THE GIANT MURUNTAU GOLD DEPOSIT GEOLOGIC, GEOCHRONOLOGIC, AND FLUID INCLUSION CONSTRAINTS ON ORE GENESIS

摘要

We reinterpret the regional geologic setting of the giant Muruntau gold deposit and report new ~(40)Ar/~(39)Ar isotope age determinations and a laser Raman microprobe analysis of fluid inclusions. New ~(40)Ar/~(39)Ar isotope age determinations of hydrothermal sericite selvages to gold-stage quartz veins are in excellent agreement with older Rb-Sr dates on auriferous quartz veins. They suggest Triassic sericite formation at 245 and 220 Ma, some 30 m.y. later than subjacent felsic intrusions as defined by Rb-Sr data. These dates call into question the role of magmatic fluid, metal, and heat input. Indeed, the Rb-Sr pluton ages may be a reflection of hydrothermal activity rather than cooling from magmatic conditions.The Muruntau deposit is situated adjacent to a major rift, which has been periodically active from the Devonian to the Tertiary and has accumulated a substantial thickness of chemical, volcaniclastic, and elastic sediments, including red beds and evaporites.

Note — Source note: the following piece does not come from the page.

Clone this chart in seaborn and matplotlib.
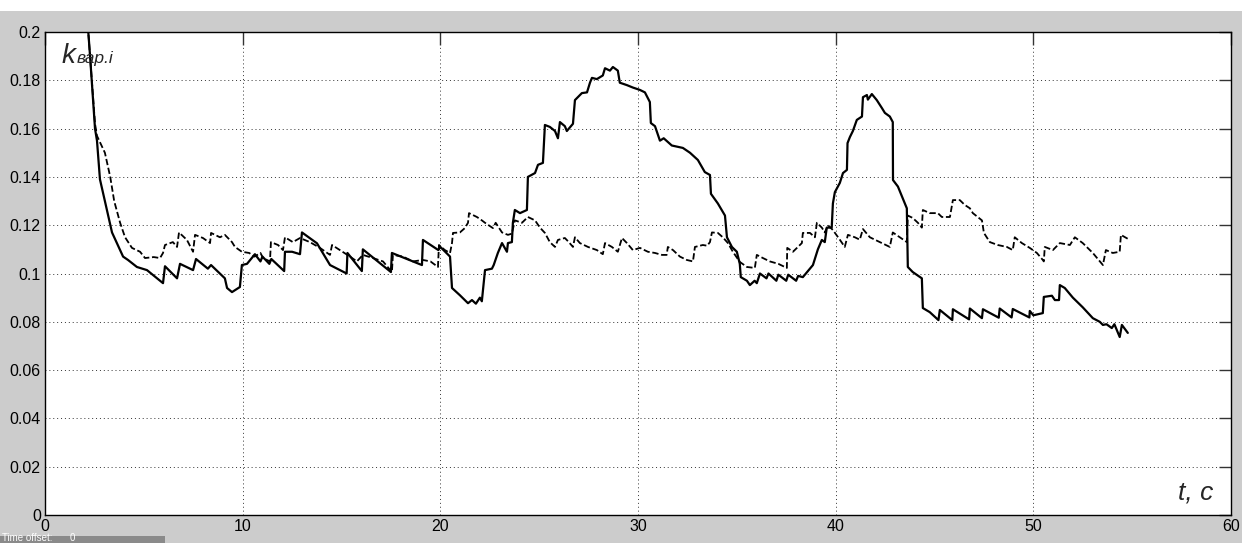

We infer that the Muruntau deposit is so large because of the presence of a major source of reduced sulfur in these nearby evaporitic sediments, via thermochemical sulfate reduction. Some support for the role of reduced sulfur is provided by the presence of detectable H_2S in fluid inclusions from late-stage auriferous quartz veins. Reduced sulfur-rich fluids could have been focused into the depositional site along major northeast-trending structures, which have influenced rift-basin architecture as recently as the Jurassic. Oxidation could, therefore, be an important ore-precipitating mechanism. A change from early CH_4- to later syngold CO_2-dominant fluid inclusions may be an indication of this process.